Tragedy by Slow Motion
Why didn’t I know more about Frank Rich until recently? I’d had this distant image of him as a gleeful, maybe slightly out-of-touch with anything other than Broadway, poison-penner of acidic theatre reviews. Not sure I could have been more ignorant. Turns out he’s a frankly brilliant Op-Ed, to the NYT as James Wolcott is to Vanity Fair. I’ve been reading him a lot recently, and this week he hit something that I’ve been thinking for days and have been surprised no-one else has used. I read someone use the John Carpenter film Escape from New York as a metaphor for the neglectful collapse of urban space in New Orleans and the sense of the whole place being ring-fenced by authority, but a more apt metaphor is the casual hubris that preceded the sinking of the Titanic, and the terrible stratification by class of the deaths which followed. SUVs for lifeboats, and the slow creep of tragedy by slow motion. It’s not merely a neat parallel that both involved the dispassionate threat of water en masse; it’s precisely because water sweeps away the lowest-lying, both houses and liner-cabins, the cheaply bought, both houses and liner-cabins, that it hits the poorest hardest, who haven’t the means to acquire height, distance, safety. Rich:
In that sense, the inequality of the suffering has not only exposed the sham of the relentless photo-ops with black schoolchildren whom the president trots out at campaign time to sell his “compassionate conservatism”; it has also positioned Katrina before a rapt late-summer audience as a replay of the sinking of the Titanic. New Orleans’s first-class passengers made it safely into lifeboats; for those in steerage, it was a horrifying spectacle of every man, woman and child for himself.

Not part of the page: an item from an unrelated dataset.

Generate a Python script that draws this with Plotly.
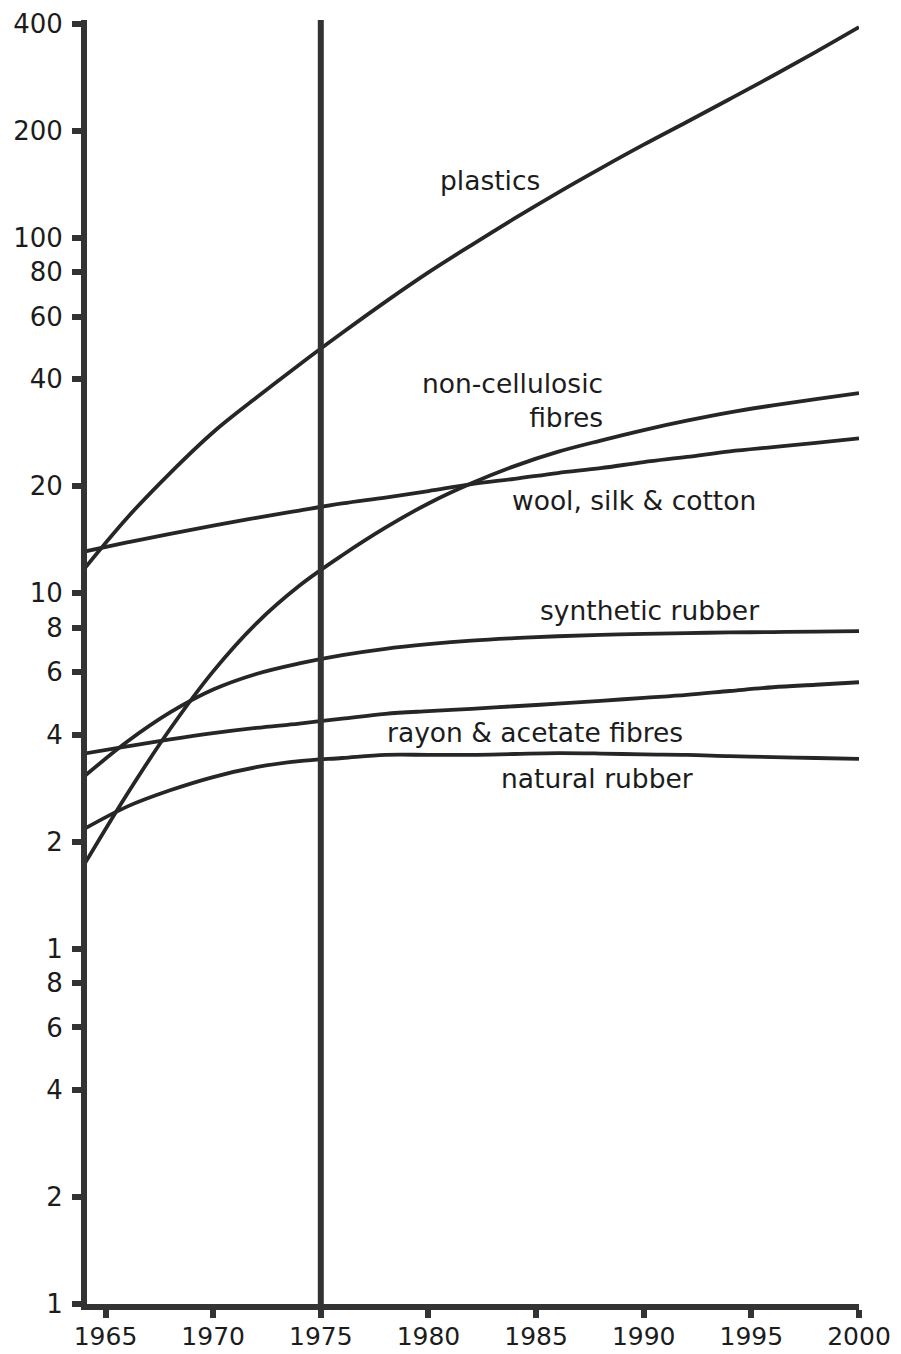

It feels as if the wave of shock has been slow to spread across the US, too. It took a long time for anyone to suggest that the death toll might be in the thousands, and I reckon it’ll end up an order of magnitude higher than that. I have a feeling that there’s a calculus we can’t help wheeling out at times like this. We imagine ourselves in the path of such disaster, and game ourselves to safety. It’s one of the reasons why 9/11 was so shocking: there was really no such game to play. If you were in the wrong place at the wrong time, you simply died, and that was that: a plane crash scenario that happened also to involve planes. The Titanic unfolding of tragedy by a sequence of ratcheting discrete steps over a period of hours or days, however, allows the gaming, and it would be nightmarish not to allow ourselves a path to safety. We’d have driven out of New Orleans, or hitched a ride, or caught one of the last planes. Or just walked. Anything to get away. That’s not just the game-piece labelled ‘hindsight’, though. It’s also a complete failure to empathise with the paucity of realistic choice available to the poor. If they hunkered down and hoped for the best, it might well have been the only, and therefore the best, choice available to them. Juxtaposed with the lack of preparedness of the local and national response, it might seem like sensible pragmatism.

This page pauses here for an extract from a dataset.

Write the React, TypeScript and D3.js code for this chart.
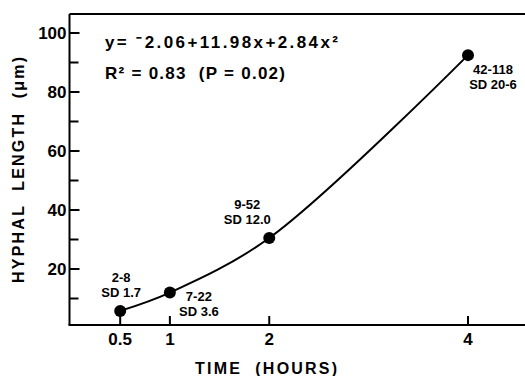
import React from "react";
import * as d3 from "d3";

// data
const hours = [0.5, 1, 2, 4];
const lengths = [5.8, 12, 30.5, 92.5];
const ranges = ["2-8", "7-22", "9-52", "42-118"];
const sds = ["SD 1.7", "SD 3.6", "SD 12.0", "SD 20-6"];
const xTicks = [0.5, 1, 2, 4];
const yMajor = [20, 40, 60, 80, 100];
const yMinor = [10, 30, 50, 70, 90];

// label offsets relative to each point (dx, dy of first line)
const labelOffsets = [
  [1, -33],
  [29, 4],
  [-22, -33],
  [25, 15],
];

const FONT = "'Liberation Sans', Arial, Helvetica, sans-serif";

const App = () => {
  const W = 525;
  const H = 376;
  const left = 69.5;
  const top = 14;
  const bottom = 325;

  const x = d3.scaleLinear().domain([0, 4]).range([70.5, 468]);
  const y = d3.scaleLinear().domain([0, 100]).range([328, 33]);

  const pts = hours.map((h, i) => [x(h), y(lengths[i])] as [number, number]);
  const line = d3.line().curve(d3.curveCatmullRom.alpha(0.5))(pts);

  return (
    <svg
      width={W}
      height={H}
      style={{ position: "absolute", left: 0, top: 0, background: "#fff" }}
      fontFamily={FONT}
      fontWeight="bold"
    >
      {/* frame */}
      <line x1={left} x2={W} y1={top} y2={top} stroke="#000" strokeWidth={2} />
      <line x1={left} x2={left} y1={top} y2={bottom} stroke="#000" strokeWidth={2} />
      <line x1={left - 1} x2={W} y1={bottom} y2={bottom} stroke="#000" strokeWidth={2} />

      {/* y ticks */}
      {yMajor.map((v) => (
        <g key={"ym" + v}>
          <line x1={left} x2={left + 10} y1={y(v)} y2={y(v)} stroke="#000" strokeWidth={2} />
          <text x={left - 3} y={y(v)} dy="0.36em" textAnchor="end" fontSize={17}>
            {v}
          </text>
        </g>
      ))}
      {yMinor.map((v) => (
        <line key={"yn" + v} x1={left} x2={left + 9} y1={y(v)} y2={y(v)} stroke="#000" strokeWidth={2} />
      ))}

      {/* x ticks */}
      {xTicks.map((v) => (
        <g key={"x" + v}>
          <line x1={x(v)} x2={x(v)} y1={bottom} y2={bottom - 9} stroke="#000" strokeWidth={2} />
          <text x={x(v)} y={bottom + 20} textAnchor="middle" fontSize={17}>
            {v}
          </text>
        </g>
      ))}

      {/* axis titles */}
      <text
        x={266}
        y={374}
        textAnchor="middle"
        fontSize={16}
        textLength={142}
        lengthAdjust="spacing"
        style={{ whiteSpace: "pre" }}
      >
        TIME  (HOURS)
      </text>
      <text
        transform="translate(24,170) rotate(-90)"
        textAnchor="middle"
        fontSize={16}
        textLength={226}
        lengthAdjust="spacing"
        style={{ whiteSpace: "pre" }}
      >
        HYPHAL  LENGTH  (μm)
      </text>

      {/* fit curve and points */}
      <path d={line ?? ""} fill="none" stroke="#000" strokeWidth={2} />
      {pts.map(([px, py], i) => (
        <circle key={"p" + i} cx={px} cy={py} r={6} fill="#000" />
      ))}

      {/* point annotations */}
      {pts.map(([px, py], i) => (
        <g key={"l" + i} fontSize={13}>
          <text x={px + labelOffsets[i][0]} y={py + labelOffsets[i][1] + 4} textAnchor="middle">
            {ranges[i]}
          </text>
          <text x={px + labelOffsets[i][0]} y={py + labelOffsets[i][1] + 19} textAnchor="middle">
            {sds[i]}
          </text>
        </g>
      ))}

      {/* equation */}
      <text x={105} y={48} fontSize={17} textLength={233} lengthAdjust="spacing">
        y= ⁻2.06+11.98x+2.84x²
      </text>
      <text x={105} y={79} fontSize={17} textLength={180} lengthAdjust="spacing" style={{ whiteSpace: "pre" }}>
        R² = 0.83  (P = 0.02)
      </text>
    </svg>
  );
};

export default App;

In that classroom geography exercise that I’m sure is a perennial across the globe, we’re asked to decide in a conveniently diverse environment — river here, hill there, perhaps some woodland elsewhere, as if designed by Potentiality Brown — where to build a town. No kid would get many marks for placing New Orleans where it grew, but that’s not entirely relevant. If we value urban centres insofar as they’re safe from natural disaster, LA ought to be emptied tomorrow, Naples the day after. We’re used to living on the edge of oblivion, but we build buttresses as high as we can to give our odds a boost. That the literal buttresses in New Orleans weren’t nearly as high or as strong as they might have been will have to fight it out with the chains of miscommand and miscommunication after Katrina hit, worthy of the Californian that night in 1912, for the hubris crown that posterity will award.
Meanwhile, Bush comes about as close to fiddling while Rome burns as he can without actually learning to fiddle. Maybe he has someone learning for him. Delegation, you know. Sign of a great leader.